____ Data to process

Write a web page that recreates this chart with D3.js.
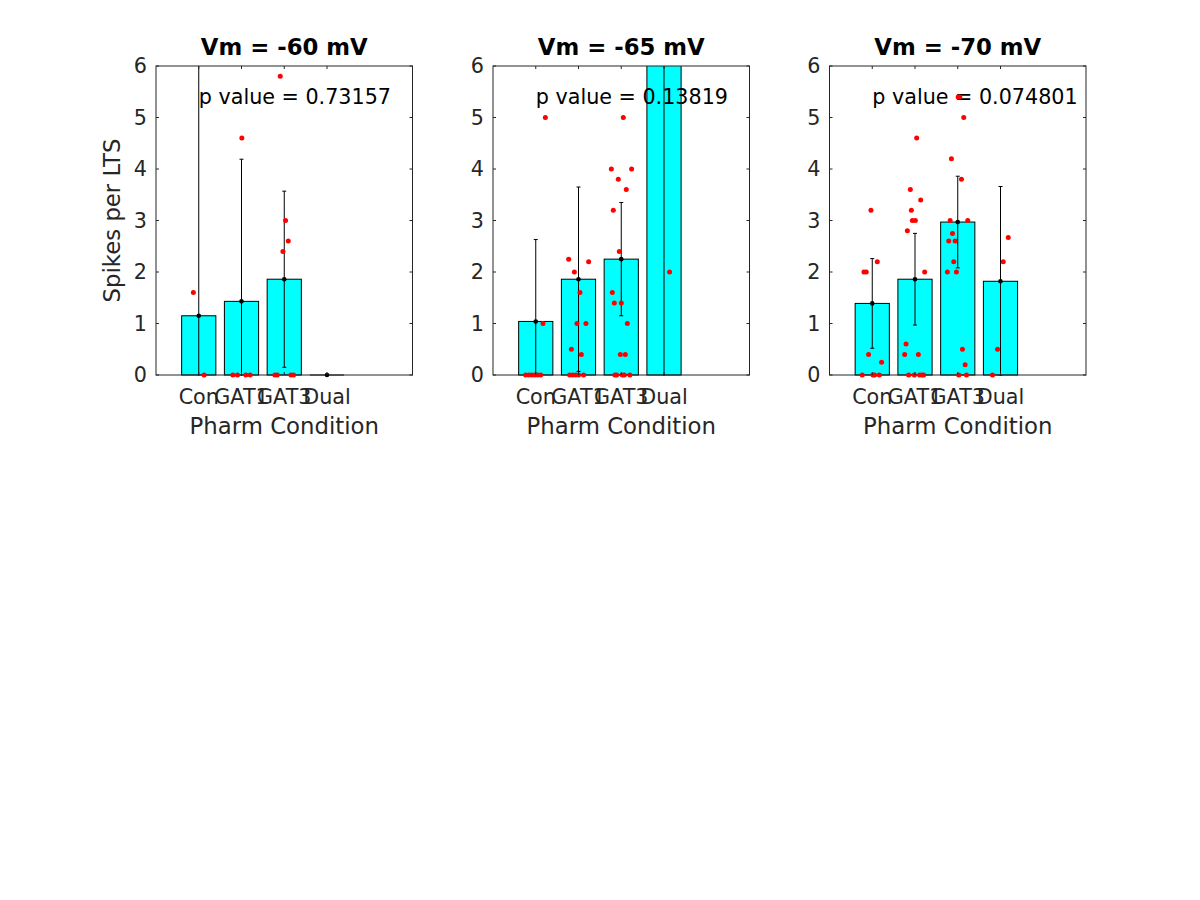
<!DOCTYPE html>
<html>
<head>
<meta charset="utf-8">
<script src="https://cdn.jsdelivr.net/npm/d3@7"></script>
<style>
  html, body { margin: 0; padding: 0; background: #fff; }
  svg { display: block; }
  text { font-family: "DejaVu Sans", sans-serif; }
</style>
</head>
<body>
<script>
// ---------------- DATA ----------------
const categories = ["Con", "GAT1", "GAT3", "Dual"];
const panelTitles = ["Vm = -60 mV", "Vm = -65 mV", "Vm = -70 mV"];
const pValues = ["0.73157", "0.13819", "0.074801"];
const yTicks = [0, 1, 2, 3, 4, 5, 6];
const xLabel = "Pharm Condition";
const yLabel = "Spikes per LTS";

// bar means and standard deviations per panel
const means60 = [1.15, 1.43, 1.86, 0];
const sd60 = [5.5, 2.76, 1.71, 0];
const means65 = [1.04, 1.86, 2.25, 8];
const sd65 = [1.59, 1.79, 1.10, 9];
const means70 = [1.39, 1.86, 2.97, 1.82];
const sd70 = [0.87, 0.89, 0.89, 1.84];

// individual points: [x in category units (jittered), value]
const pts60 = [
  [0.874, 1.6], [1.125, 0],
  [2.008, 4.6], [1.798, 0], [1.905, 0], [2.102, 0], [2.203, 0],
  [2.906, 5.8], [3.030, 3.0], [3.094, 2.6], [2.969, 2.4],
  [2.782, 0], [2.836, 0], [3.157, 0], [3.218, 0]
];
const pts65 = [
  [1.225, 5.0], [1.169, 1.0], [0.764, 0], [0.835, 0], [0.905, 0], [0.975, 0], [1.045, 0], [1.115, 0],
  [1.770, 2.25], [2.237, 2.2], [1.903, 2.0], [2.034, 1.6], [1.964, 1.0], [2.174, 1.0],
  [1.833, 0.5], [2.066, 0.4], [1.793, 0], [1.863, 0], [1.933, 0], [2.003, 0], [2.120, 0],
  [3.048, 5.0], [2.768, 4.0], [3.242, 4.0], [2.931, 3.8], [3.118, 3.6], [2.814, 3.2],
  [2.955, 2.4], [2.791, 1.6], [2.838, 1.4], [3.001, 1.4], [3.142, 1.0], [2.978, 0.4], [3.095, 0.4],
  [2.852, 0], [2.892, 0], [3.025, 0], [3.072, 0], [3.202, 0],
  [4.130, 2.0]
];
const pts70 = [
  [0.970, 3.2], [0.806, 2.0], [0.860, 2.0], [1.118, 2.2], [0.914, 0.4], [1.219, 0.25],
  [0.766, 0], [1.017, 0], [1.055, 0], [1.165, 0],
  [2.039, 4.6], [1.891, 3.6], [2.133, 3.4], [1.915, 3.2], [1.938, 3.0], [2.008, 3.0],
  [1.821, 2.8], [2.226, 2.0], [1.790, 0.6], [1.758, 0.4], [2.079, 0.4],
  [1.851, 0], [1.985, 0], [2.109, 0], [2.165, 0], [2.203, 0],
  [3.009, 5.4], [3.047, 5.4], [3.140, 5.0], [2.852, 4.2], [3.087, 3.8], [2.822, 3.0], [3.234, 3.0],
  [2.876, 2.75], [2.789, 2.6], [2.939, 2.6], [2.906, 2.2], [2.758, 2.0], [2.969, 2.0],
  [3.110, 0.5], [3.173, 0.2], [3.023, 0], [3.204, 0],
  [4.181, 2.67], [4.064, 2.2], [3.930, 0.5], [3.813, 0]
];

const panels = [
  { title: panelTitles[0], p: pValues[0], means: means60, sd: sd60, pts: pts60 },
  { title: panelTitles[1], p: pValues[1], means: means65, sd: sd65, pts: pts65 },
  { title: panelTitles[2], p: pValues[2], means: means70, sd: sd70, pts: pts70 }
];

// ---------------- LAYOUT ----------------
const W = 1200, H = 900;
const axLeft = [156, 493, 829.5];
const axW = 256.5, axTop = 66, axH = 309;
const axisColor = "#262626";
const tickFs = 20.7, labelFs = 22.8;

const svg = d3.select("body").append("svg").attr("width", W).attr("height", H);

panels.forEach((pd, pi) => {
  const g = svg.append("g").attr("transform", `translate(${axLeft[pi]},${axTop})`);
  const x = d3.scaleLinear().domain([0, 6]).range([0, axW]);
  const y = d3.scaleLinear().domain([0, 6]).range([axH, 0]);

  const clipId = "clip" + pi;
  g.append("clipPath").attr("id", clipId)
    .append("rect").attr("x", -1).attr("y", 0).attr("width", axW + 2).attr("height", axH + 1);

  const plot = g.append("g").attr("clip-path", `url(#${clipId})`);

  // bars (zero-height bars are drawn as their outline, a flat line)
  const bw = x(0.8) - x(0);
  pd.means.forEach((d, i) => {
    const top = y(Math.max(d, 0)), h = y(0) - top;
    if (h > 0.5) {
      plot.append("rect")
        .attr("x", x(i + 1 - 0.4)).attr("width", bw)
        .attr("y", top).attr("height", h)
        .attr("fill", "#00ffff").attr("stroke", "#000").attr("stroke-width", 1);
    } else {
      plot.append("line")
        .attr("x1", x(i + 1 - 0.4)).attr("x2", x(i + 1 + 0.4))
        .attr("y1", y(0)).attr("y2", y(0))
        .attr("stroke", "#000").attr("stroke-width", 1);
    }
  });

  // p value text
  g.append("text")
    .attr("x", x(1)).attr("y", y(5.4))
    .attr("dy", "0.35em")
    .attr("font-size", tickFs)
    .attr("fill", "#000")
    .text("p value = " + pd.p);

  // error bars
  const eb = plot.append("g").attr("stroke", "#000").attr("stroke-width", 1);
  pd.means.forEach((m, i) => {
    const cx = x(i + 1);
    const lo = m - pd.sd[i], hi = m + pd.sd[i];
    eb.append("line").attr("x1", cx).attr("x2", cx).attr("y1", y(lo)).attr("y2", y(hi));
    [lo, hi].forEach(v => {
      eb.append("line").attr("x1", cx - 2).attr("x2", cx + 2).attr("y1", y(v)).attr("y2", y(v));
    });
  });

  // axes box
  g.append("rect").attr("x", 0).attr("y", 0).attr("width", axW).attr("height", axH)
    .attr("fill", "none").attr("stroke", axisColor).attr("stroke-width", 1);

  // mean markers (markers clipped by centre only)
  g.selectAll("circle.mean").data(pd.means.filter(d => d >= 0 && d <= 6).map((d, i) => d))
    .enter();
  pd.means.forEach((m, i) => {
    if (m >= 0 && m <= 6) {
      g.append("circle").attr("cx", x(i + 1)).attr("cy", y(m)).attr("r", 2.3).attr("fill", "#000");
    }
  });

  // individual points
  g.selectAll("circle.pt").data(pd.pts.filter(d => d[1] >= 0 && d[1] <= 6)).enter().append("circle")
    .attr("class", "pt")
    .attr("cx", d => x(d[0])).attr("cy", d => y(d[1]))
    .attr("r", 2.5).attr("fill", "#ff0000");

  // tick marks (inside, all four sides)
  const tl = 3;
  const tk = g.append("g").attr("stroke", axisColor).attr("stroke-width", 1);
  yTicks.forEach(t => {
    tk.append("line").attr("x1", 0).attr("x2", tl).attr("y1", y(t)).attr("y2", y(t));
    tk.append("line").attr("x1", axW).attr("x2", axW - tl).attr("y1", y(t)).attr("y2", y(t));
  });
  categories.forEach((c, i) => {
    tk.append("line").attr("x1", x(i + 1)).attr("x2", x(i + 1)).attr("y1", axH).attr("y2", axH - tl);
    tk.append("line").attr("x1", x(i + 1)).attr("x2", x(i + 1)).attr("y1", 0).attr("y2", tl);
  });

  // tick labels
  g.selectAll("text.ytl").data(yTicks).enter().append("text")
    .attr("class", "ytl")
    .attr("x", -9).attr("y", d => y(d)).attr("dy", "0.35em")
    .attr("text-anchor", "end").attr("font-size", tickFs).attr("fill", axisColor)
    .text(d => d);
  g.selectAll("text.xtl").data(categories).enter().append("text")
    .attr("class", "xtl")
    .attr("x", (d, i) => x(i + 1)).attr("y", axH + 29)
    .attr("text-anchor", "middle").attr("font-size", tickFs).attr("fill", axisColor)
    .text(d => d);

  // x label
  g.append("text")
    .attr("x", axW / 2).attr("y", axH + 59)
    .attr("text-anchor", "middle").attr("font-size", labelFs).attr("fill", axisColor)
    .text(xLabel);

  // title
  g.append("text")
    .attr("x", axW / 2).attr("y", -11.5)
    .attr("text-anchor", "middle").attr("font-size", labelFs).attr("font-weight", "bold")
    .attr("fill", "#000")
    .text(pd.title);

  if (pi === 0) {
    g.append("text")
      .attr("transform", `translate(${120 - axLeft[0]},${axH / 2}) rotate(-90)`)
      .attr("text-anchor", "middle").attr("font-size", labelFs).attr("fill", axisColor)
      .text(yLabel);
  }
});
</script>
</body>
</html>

________
____ Data to process

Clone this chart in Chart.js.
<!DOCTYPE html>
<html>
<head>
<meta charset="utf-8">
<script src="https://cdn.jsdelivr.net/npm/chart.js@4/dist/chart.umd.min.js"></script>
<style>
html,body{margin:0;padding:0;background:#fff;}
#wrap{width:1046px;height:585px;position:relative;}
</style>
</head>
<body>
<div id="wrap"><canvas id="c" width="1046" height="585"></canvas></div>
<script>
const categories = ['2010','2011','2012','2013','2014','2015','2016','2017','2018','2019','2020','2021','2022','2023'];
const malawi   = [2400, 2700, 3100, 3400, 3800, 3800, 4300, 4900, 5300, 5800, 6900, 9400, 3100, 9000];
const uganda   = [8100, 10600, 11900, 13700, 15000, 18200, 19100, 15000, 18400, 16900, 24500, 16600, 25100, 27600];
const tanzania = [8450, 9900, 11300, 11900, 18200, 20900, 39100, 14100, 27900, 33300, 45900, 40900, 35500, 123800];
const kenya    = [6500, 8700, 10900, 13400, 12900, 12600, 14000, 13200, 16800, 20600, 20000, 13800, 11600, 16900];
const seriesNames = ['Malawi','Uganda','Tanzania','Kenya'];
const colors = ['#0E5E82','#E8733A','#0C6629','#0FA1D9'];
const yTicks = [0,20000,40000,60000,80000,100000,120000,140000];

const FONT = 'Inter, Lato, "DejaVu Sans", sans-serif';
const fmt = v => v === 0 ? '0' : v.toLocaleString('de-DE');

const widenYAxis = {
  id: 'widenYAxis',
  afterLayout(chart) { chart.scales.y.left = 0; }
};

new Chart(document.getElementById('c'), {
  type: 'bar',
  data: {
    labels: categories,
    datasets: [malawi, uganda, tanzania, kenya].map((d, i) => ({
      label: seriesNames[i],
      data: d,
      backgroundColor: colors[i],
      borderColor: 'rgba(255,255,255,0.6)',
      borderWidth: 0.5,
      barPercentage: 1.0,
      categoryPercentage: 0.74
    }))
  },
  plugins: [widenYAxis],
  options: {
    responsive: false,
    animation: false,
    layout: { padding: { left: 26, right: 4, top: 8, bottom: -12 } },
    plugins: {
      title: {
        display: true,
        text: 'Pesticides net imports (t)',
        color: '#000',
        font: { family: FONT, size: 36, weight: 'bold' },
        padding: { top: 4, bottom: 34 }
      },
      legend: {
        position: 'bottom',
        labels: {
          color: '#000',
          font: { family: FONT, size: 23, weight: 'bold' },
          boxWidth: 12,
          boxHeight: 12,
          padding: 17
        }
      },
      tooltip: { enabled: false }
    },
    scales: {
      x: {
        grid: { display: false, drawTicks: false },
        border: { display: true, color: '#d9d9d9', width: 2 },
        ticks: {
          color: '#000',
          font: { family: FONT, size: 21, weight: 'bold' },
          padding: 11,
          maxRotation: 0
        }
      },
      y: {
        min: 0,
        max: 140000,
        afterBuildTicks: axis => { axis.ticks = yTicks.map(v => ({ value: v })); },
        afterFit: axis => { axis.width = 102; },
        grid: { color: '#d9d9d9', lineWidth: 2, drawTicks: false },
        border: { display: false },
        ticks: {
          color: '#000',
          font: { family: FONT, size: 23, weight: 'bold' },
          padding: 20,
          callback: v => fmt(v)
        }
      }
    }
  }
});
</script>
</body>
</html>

________
____ Data to process

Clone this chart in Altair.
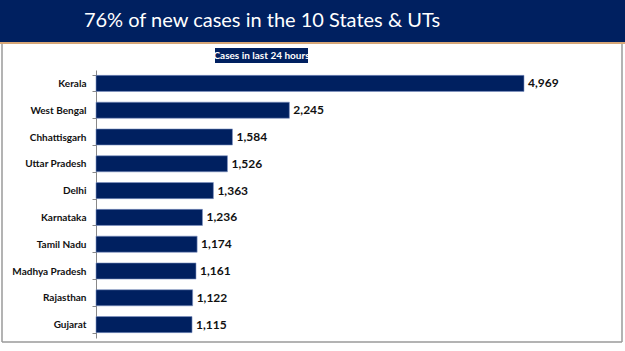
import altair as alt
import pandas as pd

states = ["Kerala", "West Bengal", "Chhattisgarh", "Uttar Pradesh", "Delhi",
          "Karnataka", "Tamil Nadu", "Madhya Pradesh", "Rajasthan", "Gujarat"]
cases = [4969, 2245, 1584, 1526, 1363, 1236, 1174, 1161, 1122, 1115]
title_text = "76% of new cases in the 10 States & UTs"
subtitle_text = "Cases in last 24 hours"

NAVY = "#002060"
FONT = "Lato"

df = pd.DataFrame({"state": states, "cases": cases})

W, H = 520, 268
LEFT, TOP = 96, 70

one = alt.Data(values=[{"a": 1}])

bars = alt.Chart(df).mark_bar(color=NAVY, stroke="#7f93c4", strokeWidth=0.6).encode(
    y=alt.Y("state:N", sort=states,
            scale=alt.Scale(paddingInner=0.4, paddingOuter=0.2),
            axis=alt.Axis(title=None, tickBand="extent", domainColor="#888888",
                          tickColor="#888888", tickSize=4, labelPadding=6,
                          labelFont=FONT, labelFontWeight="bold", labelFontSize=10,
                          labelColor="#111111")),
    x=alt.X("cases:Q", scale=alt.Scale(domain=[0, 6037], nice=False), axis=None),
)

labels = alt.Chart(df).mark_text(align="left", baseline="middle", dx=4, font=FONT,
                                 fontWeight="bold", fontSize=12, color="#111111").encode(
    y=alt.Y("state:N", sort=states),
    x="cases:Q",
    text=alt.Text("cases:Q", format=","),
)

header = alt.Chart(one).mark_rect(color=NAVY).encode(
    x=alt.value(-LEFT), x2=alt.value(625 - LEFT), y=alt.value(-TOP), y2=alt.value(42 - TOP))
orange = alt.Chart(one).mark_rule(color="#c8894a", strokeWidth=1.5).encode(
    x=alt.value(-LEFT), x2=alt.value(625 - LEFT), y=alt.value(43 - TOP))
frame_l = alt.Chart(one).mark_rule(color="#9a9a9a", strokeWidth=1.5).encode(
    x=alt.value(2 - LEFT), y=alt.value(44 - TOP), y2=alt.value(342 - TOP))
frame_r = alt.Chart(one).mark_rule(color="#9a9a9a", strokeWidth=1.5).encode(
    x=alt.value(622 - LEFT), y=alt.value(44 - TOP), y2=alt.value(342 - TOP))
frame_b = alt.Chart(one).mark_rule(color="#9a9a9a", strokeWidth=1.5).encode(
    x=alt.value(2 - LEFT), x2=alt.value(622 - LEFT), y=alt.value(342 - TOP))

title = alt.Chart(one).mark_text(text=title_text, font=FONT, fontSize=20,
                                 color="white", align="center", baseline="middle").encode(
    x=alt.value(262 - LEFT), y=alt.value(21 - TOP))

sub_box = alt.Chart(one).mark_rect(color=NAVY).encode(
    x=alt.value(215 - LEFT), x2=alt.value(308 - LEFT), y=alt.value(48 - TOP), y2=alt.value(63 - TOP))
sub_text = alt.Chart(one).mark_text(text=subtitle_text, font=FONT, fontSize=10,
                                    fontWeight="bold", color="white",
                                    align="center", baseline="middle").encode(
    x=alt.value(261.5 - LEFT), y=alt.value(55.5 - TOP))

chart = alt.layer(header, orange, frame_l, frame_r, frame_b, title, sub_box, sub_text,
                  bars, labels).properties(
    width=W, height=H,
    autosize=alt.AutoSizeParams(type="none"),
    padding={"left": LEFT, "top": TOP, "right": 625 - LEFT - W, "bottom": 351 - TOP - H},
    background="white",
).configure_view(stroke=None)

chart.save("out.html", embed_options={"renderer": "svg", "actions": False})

________

Transcribe only the lines from the line holding "Clone this chart in Altair." through the line holding "import pandas as pd", inclusive, without any of the pictures.

Clone this chart in Altair.
import altair as alt
import pandas as pd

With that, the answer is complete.